[Begin]

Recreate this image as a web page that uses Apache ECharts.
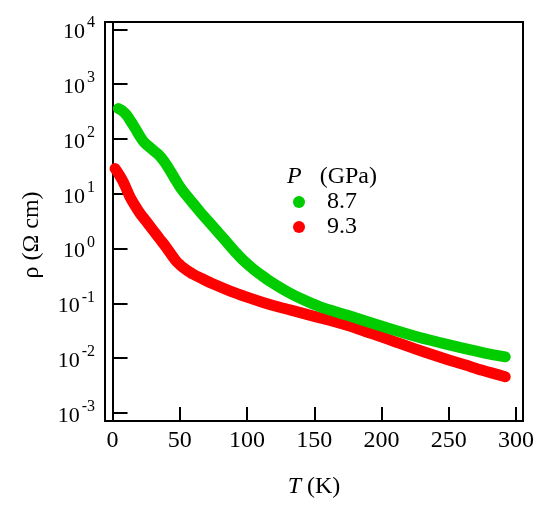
<!DOCTYPE html>
<html><head><meta charset="utf-8">
<script src="https://cdn.jsdelivr.net/npm/echarts@6/dist/echarts.min.js"></script>
<style>html,body{margin:0;padding:0;background:#fff}#c{width:550px;height:511px}</style>
</head><body><div id="c"></div>
<script>
// P = 8.7 GPa
const temp87 = [4.3, 7, 10.6, 13, 15.5, 18, 20.5, 23, 26, 30, 34, 38, 42, 46, 50, 55, 60, 65, 72.5, 80, 86, 92, 98, 104.8, 111, 117.2, 129.6, 142, 154.4, 174.3, 201.5, 226.3, 251.1, 275.9, 292];
const rho87  = [358, 330, 270, 220, 177, 140, 110, 90, 76, 63, 52, 40, 28.5, 19.5, 13.5, 9.3, 6.6, 4.7, 2.9, 1.8, 1.22, 0.83, 0.585, 0.42, 0.322, 0.252, 0.165, 0.116, 0.0865, 0.0611, 0.0374, 0.0246, 0.0173, 0.01256, 0.0106];
// P = 9.3 GPa
const temp93 = [1.9, 5, 8, 10.5, 13, 16.5, 20.5, 25, 30, 35, 40, 45, 47.8, 50, 52.5, 55, 57.5, 60, 65, 75, 87.5, 100, 112.5, 125, 137.5, 150, 162.5, 175, 187.5, 200, 212.5, 225, 237.5, 250, 262.5, 275, 292];
const rho93  = [28.8, 22, 16.4, 12.0, 8.75, 6.2, 4.36, 3.15, 2.18, 1.51, 1.05, 0.70, 0.573, 0.51, 0.45, 0.405, 0.37, 0.34, 0.295, 0.225, 0.168, 0.13, 0.103, 0.084, 0.07, 0.058, 0.0485, 0.0395, 0.031, 0.0245, 0.019, 0.0148, 0.0117, 0.0093, 0.0075, 0.006, 0.00458];
const seriesNames = ['8.7', '9.3'];
const xTickValues = [0, 50, 100, 150, 200, 250, 300];
const yTickValues = [0.001, 0.01, 0.1, 1, 10, 100, 1000, 10000];

const FONT = 'Liberation Serif';
const zip = (a, b) => a.map((v, i) => [v, b[i]]);

const chart = echarts.init(document.getElementById('c'), null, {renderer: 'canvas'});
chart.setOption({
  animation: false,
  backgroundColor: '#fff',
  grid: {left: 105, top: 22, right: 27, bottom: 90, show: true, borderColor: '#000', borderWidth: 2, backgroundColor: 'transparent'},
  xAxis: {
    type: 'value', min: -5.6, max: 305.2,
    axisLine: {show: true, lineStyle: {color: '#000', width: 2}},
    axisTick: {show: true, inside: true, length: 14, lineStyle: {color: '#000', width: 2}, customValues: xTickValues},
    axisLabel: {color: '#000', fontFamily: FONT, fontSize: 24, margin: 8, customValues: xTickValues},
    splitLine: {show: false}
  },
  yAxis: {
    type: 'log', logBase: 10, min: Math.pow(10, -3.146), max: Math.pow(10, 4.133),
    axisLine: {show: true, lineStyle: {color: '#000', width: 2}},
    axisTick: {show: true, inside: true, length: 15, lineStyle: {color: '#000', width: 2}, customValues: yTickValues},
    axisLabel: {
      color: '#000', margin: 10, customValues: yTickValues,
      formatter: function (v) { return '{b|10}{s|' + Math.round(Math.log10(v)) + '}'; },
      rich: {
        b: {fontFamily: FONT, fontSize: 22, color: '#000', lineHeight: 28, verticalAlign: 'bottom'},
        s: {fontFamily: FONT, fontSize: 16, color: '#000', verticalAlign: 'top', padding: [0, 0, 0, 2]}
      }
    },
    splitLine: {show: false}
  },
  legend: {
    orient: 'vertical', left: 288, top: 185,
    icon: 'circle', itemWidth: 12, itemHeight: 12, itemGap: 1,
    data: seriesNames,
    textStyle: {fontFamily: FONT, fontSize: 24, color: '#000', lineHeight: 24, padding: [0, 0, 0, 17]}
  },
  graphic: [
    {type: 'text', left: 287, top: 165, style: {
      text: '{i|P}{n|(GPa)}',
      rich: {i: {fontFamily: FONT, fontStyle: 'italic', fontSize: 24, fill: '#000', padding: [0, 18, 0, 0]}, n: {fontFamily: FONT, fontSize: 24, fill: '#000'}}
    }},
    {type: 'text', x: 32, y: 235, rotation: Math.PI / 2, style: {
      text: 'ρ (Ω cm)', fontFamily: FONT, fontSize: 24, fill: '#000', align: 'center', verticalAlign: 'middle'
    }},
    {type: 'text', x: 314, y: 487, style: {
      text: '{i|T}{n| (K)}', align: 'center', verticalAlign: 'middle',
      rich: {i: {fontFamily: FONT, fontStyle: 'italic', fontSize: 24, fill: '#000'}, n: {fontFamily: FONT, fontSize: 24, fill: '#000'}}
    }}
  ],
  series: [
    {name: seriesNames[0], type: 'line', data: zip(temp87, rho87), smooth: 0.3, showSymbol: false, color: '#00cc00',
      lineStyle: {width: 11, cap: 'round', join: 'round', color: '#00cc00'}, z: 3},
    {name: seriesNames[1], type: 'line', data: zip(temp93, rho93), smooth: 0.3, showSymbol: false, color: '#ff0000',
      lineStyle: {width: 11, cap: 'round', join: 'round', color: '#ff0000'}, z: 2}
  ]
});
</script></body></html>
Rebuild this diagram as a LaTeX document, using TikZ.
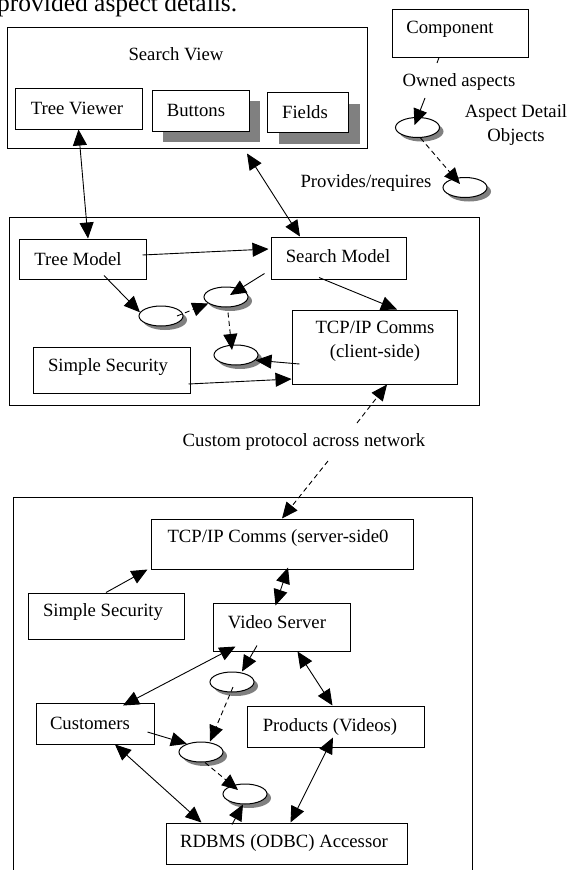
\documentclass[tikz,border=0pt]{standalone}
\usepackage{fontspec}
\setmainfont{Liberation Serif}
\usetikzlibrary{arrows.meta,shapes.geometric,shadows,calc}
\definecolor{shade}{HTML}{808080}
\tikzset{
  lbl/.style={inner sep=0pt, font=\fontsize{18.7}{24}\selectfont, align=center},
  box/.style={draw=black, line width=1pt, fill=white, inner sep=0pt},
  frame/.style={draw=black, line width=1pt, inner sep=0pt},
  sbox/.style={box, drop shadow={shadow xshift=11pt, shadow yshift=-11pt, opacity=1, fill=shade}},
  aspect/.style={ellipse, draw=black, line width=1pt, fill=white, inner sep=0pt,
     minimum width=44pt, minimum height=20pt,
     drop shadow={shadow xshift=4pt, shadow yshift=-4pt, opacity=1, fill=shade}},
  tip/.tip={Triangle[length=16pt,width=14pt]},
  arr/.style={line width=0.9pt, -tip},
  dbl/.style={line width=0.9pt, tip-tip},
  dsh/.style={arr, dash pattern=on 5pt off 3.5pt},
  plain/.style={line width=0.9pt}
}
\begin{document}
\begin{tikzpicture}[x=1pt,y=-1pt]
\clip (0,0) rectangle (567,870);
\fill[white] (0,0) rectangle (567,870);

% top partial text
\node[inner sep=0pt, anchor=base west, font=\fontsize{25.5}{30}\selectfont] (top) at (-3,12) {provided aspect details.};

% ---------- Search View ----------
\node[frame, minimum width=360pt, minimum height=121pt] (sv) at (187,87.5) {};
\node[lbl] (svt) at (176,54) {Search View};
\node[box, minimum width=127pt, minimum height=41pt] (tv) at (78.5,108.5) {};
\node[lbl] (tvt) at (77,108) {Tree Viewer};
\node[sbox, minimum width=97pt, minimum height=41pt] (bt) at (200.5,110.5) {};
\node[lbl] (btt) at (196,110) {Buttons};
\node[box, minimum width=81pt, minimum height=40pt,
      drop shadow={shadow xshift=12pt, shadow yshift=-12pt, opacity=1, fill=shade}] (fd) at (307.5,112) {};
\node[lbl] (fdt) at (305,112) {Fields};

% ---------- Legend ----------
\node[box, minimum width=136pt, minimum height=48pt] (comp) at (460,33) {};
\node[lbl] (compt) at (450,29) {Component};
\node[lbl] (owned) at (459,82) {Owned aspects};
\node[aspect] (L1) at (417.5,127.5) {};
\node[aspect] (L2) at (465,187.5) {};
\node[lbl] (adet) at (516,125) {Aspect Detail\\Objects};
\node[lbl] (prov) at (366,183) {Provides/requires};
\coordinate (c1) at (437,63);
\coordinate (c2) at (425,98);
\draw[plain] ([xshift=-21pt]comp.south) -- (c1);
\draw[arr] (c2) -- ([xshift=-3pt,yshift=2.5pt]L1.center);
\draw[dsh] ([xshift=3pt]L1.south) -- ([xshift=-5pt,yshift=3.5pt]L2.center);

% ---------- Client ----------
\node[frame, minimum width=470pt, minimum height=188pt] (cl) at (244,311) {};
\node[box, minimum width=127pt, minimum height=40pt] (tm) at (82.5,259) {};
\node[lbl] (tmt) at (78,259) {Tree Model};
\node[box, minimum width=135pt, minimum height=42pt] (sm) at (338.5,258) {};
\node[lbl] (smt) at (338,256) {Search Model};
\node[box, minimum width=165pt, minimum height=74pt] (tcpc) at (374.5,347) {};
\node[lbl] (tcpct) at (375,341) {TCP/IP Comms\\(client-side)};
\node[box, minimum width=157pt, minimum height=46pt] (ssc) at (111.5,370) {};
\node[lbl] (ssct) at (108,367) {Simple Security};
\node[aspect] (Ea) at (161,316) {};
\node[aspect] (Eb) at (226,297) {};
\node[aspect] (Ec) at (236,355) {};

\draw[dbl] (tv.south) -- ([xshift=5.5pt]tm.north);
\draw[dbl] ([xshift=60pt,yshift=-5pt]sv.south) -- ([xshift=-38.5pt]sm.north);
\draw[arr] ([xshift=-4pt,yshift=4pt]tm.east) -- ([xshift=-2pt,yshift=9pt]sm.west);
\draw[arr] ([xshift=21.5pt,yshift=4pt]tm.south) -- (Ea.170);
\draw[dsh] ([xshift=16pt]Ea.center) -- (Eb.200);
\draw[arr] ([xshift=-6pt,yshift=6pt]sm.south west) -- ([xshift=4pt,yshift=2pt]Eb.center);
\draw[dsh] ([xshift=2pt,yshift=-5pt]Eb.south) -- ([xshift=-4pt,yshift=5pt]Ec.center);
\draw[arr] ([xshift=8pt,yshift=-17pt]tcpc.west) -- (Ec.-15);
\draw[arr] ([xshift=-2pt,yshift=-14pt]ssc.east) -- ([yshift=-32pt]tcpc.west);
\draw[arr] ([xshift=-19.5pt,yshift=2pt]sm.south) -- ([xshift=22.5pt]tcpc.north);

% ---------- Network ----------
\node[lbl] (net) at (304,442) {Custom protocol across network};
\coordinate (n1) at (357,423);
\coordinate (n2) at (328,461);

% ---------- Server ----------
\node[frame, minimum width=459pt, minimum height=403pt] (sb) at (242.5,698.5) {};
\node[box, minimum width=262pt, minimum height=50pt] (tcps) at (282,544) {};
\node[lbl] (tcpst) at (278,538) {TCP/IP Comms (server-side0};
\node[box, minimum width=156pt, minimum height=46pt] (sss) at (106,616) {};
\node[lbl] (ssst) at (103,612) {Simple Security};
\node[box, minimum width=137pt, minimum height=48pt] (vs) at (281.5,627) {};
\node[lbl] (vst) at (277,622) {Video Server};
\node[box, minimum width=118pt, minimum height=41pt] (cu) at (95,723.5) {};
\node[lbl] (cut) at (90,723) {Customers};
\node[box, minimum width=177pt, minimum height=41pt] (pr) at (335.5,726.5) {};
\node[lbl] (prt) at (330,727) {Products (Videos)};
\node[box, minimum width=241pt, minimum height=41pt] (rd) at (286.5,843.5) {};
\node[lbl] (rdt) at (284,843) {RDBMS (ODBC) Accessor};
\node[aspect] (S1) at (232,682) {};
\node[aspect] (S2) at (201,752) {};
\node[aspect] (S3) at (245,794) {};

\draw[dsh] (n1) -- ([xshift=12.5pt]tcpc.south);
\draw[dsh] (n2) -- (tcps.north);

\draw[arr] (sss.north) -- ([xshift=-3pt]tcps.south west);
\draw[dbl] ([xshift=6pt,yshift=2pt]tcps.south) -- ([xshift=-6pt,yshift=-3pt]vs.north);
\draw[arr] ([xshift=-24.5pt,yshift=6pt]vs.south) -- ([xshift=10pt]S1.north);
\draw[dbl] ([xshift=23pt,yshift=5pt]vs.south west) -- ([xshift=28pt,yshift=-3pt]cu.north);
\draw[dbl] ([xshift=16pt]vs.south) -- ([xshift=-3pt]pr.north);
\draw[dsh] ([xshift=1pt,yshift=-5pt]S1.center) -- ([xshift=9pt]S2.north);
\draw[arr] ([xshift=-7pt,yshift=-8.5pt]cu.east) -- (S2.150);
\draw[dsh] ([xshift=4pt]S2.south) -- ([xshift=-7pt,yshift=4pt]S3.center);
\draw[arr] ([xshift=-54.5pt,yshift=-2pt]rd.north) -- ([xshift=-2pt]S3.south);
\draw[dbl] ([xshift=20pt]cu.south) -- ([xshift=-85pt]rd.north);
\draw[dbl] ([xshift=-2.5pt,yshift=10pt]pr.south) -- ([xshift=4pt]rd.north);
\end{tikzpicture}
\end{document}
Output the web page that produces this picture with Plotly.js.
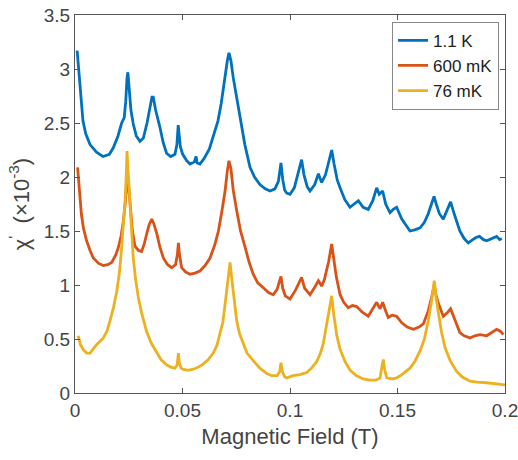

[End]

● **THE PROBLEM**: Output exactly the lines from the one containing "Rebuild this diagram" through the one containing "(top) at (-3,12)", both included, and nothing else; leave out any pictures.

● **ANSWER TO THE PROBLEM**:
Rebuild this diagram as a LaTeX document, using TikZ.
\documentclass[tikz,border=0pt]{standalone}
\usepackage{fontspec}
\setmainfont{Liberation Serif}
\usetikzlibrary{arrows.meta,shapes.geometric,shadows,calc}
\definecolor{shade}{HTML}{808080}
\tikzset{
  lbl/.style={inner sep=0pt, font=\fontsize{18.7}{24}\selectfont, align=center},
  box/.style={draw=black, line width=1pt, fill=white, inner sep=0pt},
  frame/.style={draw=black, line width=1pt, inner sep=0pt},
  sbox/.style={box, drop shadow={shadow xshift=11pt, shadow yshift=-11pt, opacity=1, fill=shade}},
  aspect/.style={ellipse, draw=black, line width=1pt, fill=white, inner sep=0pt,
     minimum width=44pt, minimum height=20pt,
     drop shadow={shadow xshift=4pt, shadow yshift=-4pt, opacity=1, fill=shade}},
  tip/.tip={Triangle[length=16pt,width=14pt]},
  arr/.style={line width=0.9pt, -tip},
  dbl/.style={line width=0.9pt, tip-tip},
  dsh/.style={arr, dash pattern=on 5pt off 3.5pt},
  plain/.style={line width=0.9pt}
}
\begin{document}
\begin{tikzpicture}[x=1pt,y=-1pt]
\clip (0,0) rectangle (567,870);
\fill[white] (0,0) rectangle (567,870);

% top partial text
\node[inner sep=0pt, anchor=base west, font=\fontsize{25.5}{30}\selectfont] (top) at (-3,12) {provided aspect details.};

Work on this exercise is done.